DATA EXCERPT
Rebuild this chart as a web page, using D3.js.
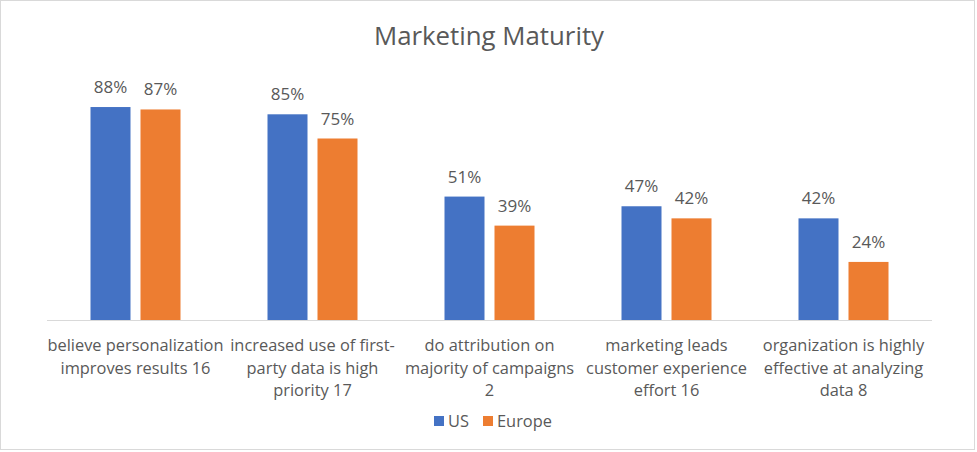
<!DOCTYPE html>
<html>
<head>
<meta charset="utf-8">
<script src="https://cdn.jsdelivr.net/npm/d3@7"></script>
<style>
  body { margin: 0; background: #fff; }
  text { font-family: "Open Sans", sans-serif; fill: #595959; }
</style>
</head>
<body>
<div id="chart"></div>
<script>
// Marketing Maturity, clustered columns US vs Europe

var categories = [
    ["believe personalization", "improves results 16"],
    ["increased use of first-", "party data is high", "priority 17"],
    ["do attribution on", "majority of campaigns", "2"],
    ["marketing leads", "customer experience", "effort 16"],
    ["organization is highly", "effective at analyzing", "data 8"]
];
var series = ["US", "Europe"];
var usValues = [88, 85, 51, 47, 42];
var europeValues = [87, 75, 39, 42, 24];
var colors = ["#4472C4", "#ED7D31"];

var width = 977, height = 452;
var baseline = 320;

var svg = d3.select("#chart")
    .append("svg")
    .attr("width", width)
    .attr("height", height);

// chart border
svg.append("rect")
    .attr("x", 0.5).attr("y", 0.5)
    .attr("width", 974).attr("height", 449)
    .attr("fill", "#fff")
    .attr("stroke", "#d9d9d9");

var x0 = d3.scaleBand()
    .domain(d3.range(categories.length))
    .range([47, 932]);

var x1 = d3.scaleBand()
    .domain(series)
    .range([0, x0.bandwidth()])
    .paddingInner(0.2)
    .paddingOuter(0.87);

var y = d3.scaleLinear()
    .domain([0, 100])
    .range([baseline, 78]);

var color = d3.scaleOrdinal().domain(series).range(colors);

var rows = categories.map(function(c, i) {
    return { i: i, values: [
        { key: "US", v: usValues[i] },
        { key: "Europe", v: europeValues[i] }
    ]};
});

svg.append("text")
    .attr("x", 489)
    .attr("y", 45)
    .attr("text-anchor", "middle")
    .style("font-size", "25.8px")
    .text("Marketing Maturity");

var groups = svg.append("g")
    .selectAll("g")
    .data(rows)
    .enter()
    .append("g")
    .attr("transform", function(d) { return "translate(" + x0(d.i) + ",0)"; });

groups.selectAll("rect")
    .data(function(d) { return d.values; })
    .enter()
    .append("rect")
    .attr("x", function(d) { return x1(d.key); })
    .attr("y", function(d) { return y(d.v); })
    .attr("width", x1.bandwidth())
    .attr("height", function(d) { return baseline - y(d.v); })
    .attr("fill", function(d) { return color(d.key); });

groups.selectAll("text.val")
    .data(function(d) { return d.values; })
    .enter()
    .append("text")
    .attr("class", "val")
    .attr("x", function(d) { return x1(d.key) + x1.bandwidth() / 2; })
    .attr("y", function(d) { return y(d.v) - 14; })
    .attr("text-anchor", "middle")
    .style("font-size", "17px")
    .text(function(d) { return d.v + "%"; });

// axis line
svg.append("line")
    .attr("x1", x0.range()[0]).attr("x2", x0.range()[1])
    .attr("y1", baseline + 0.5).attr("y2", baseline + 0.5)
    .attr("stroke", "#d9d9d9")
    .attr("stroke-width", 1);

// category labels
svg.append("g")
    .selectAll("text")
    .data(categories)
    .enter()
    .append("text")
    .attr("text-anchor", "middle")
    .style("font-size", "16.4px")
    .each(function(lines, i) {
        var cx = x0(i) + x0.bandwidth() / 2;
        d3.select(this).selectAll("tspan")
            .data(lines)
            .enter()
            .append("tspan")
            .attr("x", cx)
            .attr("y", function(l, j) { return 351 + j * 22.7; })
            .text(function(l) { return l; });
    });

// legend
var legendX = [434, 483];
var legend = svg.append("g")
    .selectAll("g")
    .data(series)
    .enter()
    .append("g")
    .attr("transform", function(d, i) { return "translate(" + legendX[i] + ",416)"; });

legend.append("rect")
    .attr("width", 10).attr("height", 10)
    .attr("fill", function(d) { return color(d); });

legend.append("text")
    .attr("x", 14)
    .attr("y", 10.5)
    .style("font-size", "16.4px")
    .text(function(d) { return d; });
</script>
</body>
</html>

YOUR TASK
Copy the data character for character, but drop all pictures from the copy.

RESULT FOR THIS TASK
Rebuild this chart as a web page, using D3.js.
<!DOCTYPE html>
<html>
<head>
<meta charset="utf-8">
<script src="https://cdn.jsdelivr.net/npm/d3@7"></script>
<style>
  body { margin: 0; background: #fff; }
  text { font-family: "Open Sans", sans-serif; fill: #595959; }
</style>
</head>
<body>
<div id="chart"></div>
<script>
// Marketing Maturity, clustered columns US vs Europe

var categories = [
    ["believe personalization", "improves results 16"],
    ["increased use of first-", "party data is high", "priority 17"],
    ["do attribution on", "majority of campaigns", "2"],
    ["marketing leads", "customer experience", "effort 16"],
    ["organization is highly", "effective at analyzing", "data 8"]
];
var series = ["US", "Europe"];
var usValues = [88, 85, 51, 47, 42];
var europeValues = [87, 75, 39, 42, 24];
var colors = ["#4472C4", "#ED7D31"];

var width = 977, height = 452;
var baseline = 320;

var svg = d3.select("#chart")
    .append("svg")
    .attr("width", width)
    .attr("height", height);

// chart border
svg.append("rect")
    .attr("x", 0.5).attr("y", 0.5)
    .attr("width", 974).attr("height", 449)
    .attr("fill", "#fff")
    .attr("stroke", "#d9d9d9");

var x0 = d3.scaleBand()
    .domain(d3.range(categories.length))
    .range([47, 932]);

var x1 = d3.scaleBand()
    .domain(series)
    .range([0, x0.bandwidth()])
    .paddingInner(0.2)
    .paddingOuter(0.87);

var y = d3.scaleLinear()
    .domain([0, 100])
    .range([baseline, 78]);

var color = d3.scaleOrdinal().domain(series).range(colors);

var rows = categories.map(function(c, i) {
    return { i: i, values: [
        { key: "US", v: usValues[i] },
        { key: "Europe", v: europeValues[i] }
    ]};
});

svg.append("text")
    .attr("x", 489)
    .attr("y", 45)
    .attr("text-anchor", "middle")
    .style("font-size", "25.8px")
    .text("Marketing Maturity");

var groups = svg.append("g")
    .selectAll("g")
    .data(rows)
    .enter()
    .append("g")
    .attr("transform", function(d) { return "translate(" + x0(d.i) + ",0)"; });

groups.selectAll("rect")
    .data(function(d) { return d.values; })
    .enter()
    .append("rect")
    .attr("x", function(d) { return x1(d.key); })
    .attr("y", function(d) { return y(d.v); })
    .attr("width", x1.bandwidth())
    .attr("height", function(d) { return baseline - y(d.v); })
    .attr("fill", function(d) { return color(d.key); });

groups.selectAll("text.val")
    .data(function(d) { return d.values; })
    .enter()
    .append("text")
    .attr("class", "val")
    .attr("x", function(d) { return x1(d.key) + x1.bandwidth() / 2; })
    .attr("y", function(d) { return y(d.v) - 14; })
    .attr("text-anchor", "middle")
    .style("font-size", "17px")
    .text(function(d) { return d.v + "%"; });

// axis line
svg.append("line")
    .attr("x1", x0.range()[0]).attr("x2", x0.range()[1])
    .attr("y1", baseline + 0.5).attr("y2", baseline + 0.5)
    .attr("stroke", "#d9d9d9")
    .attr("stroke-width", 1);

// category labels
svg.append("g")
    .selectAll("text")
    .data(categories)
    .enter()
    .append("text")
    .attr("text-anchor", "middle")
    .style("font-size", "16.4px")
    .each(function(lines, i) {
        var cx = x0(i) + x0.bandwidth() / 2;
        d3.select(this).selectAll("tspan")
            .data(lines)
            .enter()
            .append("tspan")
            .attr("x", cx)
            .attr("y", function(l, j) { return 351 + j * 22.7; })
            .text(function(l) { return l; });
    });

// legend
var legendX = [434, 483];
var legend = svg.append("g")
    .selectAll("g")
    .data(series)
    .enter()
    .append("g")
    .attr("transform", function(d, i) { return "translate(" + legendX[i] + ",416)"; });

legend.append("rect")
    .attr("width", 10).attr("height", 10)
    .attr("fill", function(d) { return color(d); });

legend.append("text")
    .attr("x", 14)
    .attr("y", 10.5)
    .style("font-size", "16.4px")
    .text(function(d) { return d; });
</script>
</body>
</html>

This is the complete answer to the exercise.